Benedict XVI encouraged helping young migrants in every way possible, first of all by providing support for their families and schools.
“But how complex the situations are, and how numerous the difficulties these young people encounter in their family and school contexts,” he acknowledged.
The Pope continued: “Everyone’s commitment — teachers, families and students — will surely contribute to helping the young migrants to face in the best way possible the challenge of integration and offer them the possibility to acquire what can aid their human, cultural and professional formation.
“This holds even more for the young refugees for whom adequate programs will have to be prepared, both in the scholastic and the work contexts, in order to guarantee their preparation and provide the necessary bases for a correct insertion into the new social, cultural and professional world.”

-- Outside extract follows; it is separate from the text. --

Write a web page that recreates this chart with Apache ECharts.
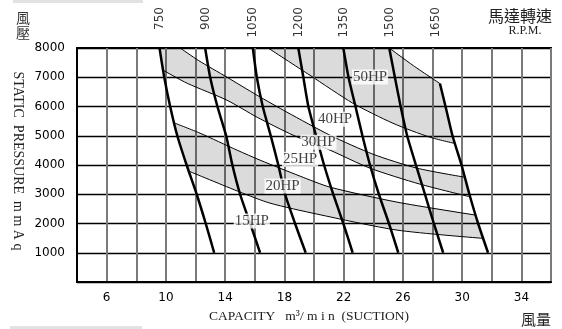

Finally, the Holy Father returned to a theme he mentioned in his message last year for this world day: students who emigrate to study.
“They are young people who need a specific pastoral care because they are not just students, like all the rest, but also temporary migrants,” the Pontiff explained. “They often feel alone under the pressure of their studies and sometimes they are also constricted by economic difficulties. The Church, in her maternal concern, looks at them with affection and tries to put specific pastoral and social interventions into action that will take the great resources of their youth into consideration.”
Benedict XVI concluded by addressing young migrants: “Prepare yourselves to build together with your young peers a more just and fraternal society by fulfilling your duties scrupulously and seriously toward your families and the state.
“Be respectful of the laws and never let yourselves be carried away by hatred and violence. Try instead to be protagonists as of now of a world where understanding and solidarity, justice and peace will reign.
“Jesus wants you to be his true friends, and for this it is necessary for you to cultivate a close relationship with him constantly in prayer and docile listening to his word. He wants you to be his witnesses, and for this it is necessary for you to be committed to living the Gospel courageously and expressing it in concrete acts of love of God and generous service to your brothers and sisters. The Church needs you too and is counting on your contribution.”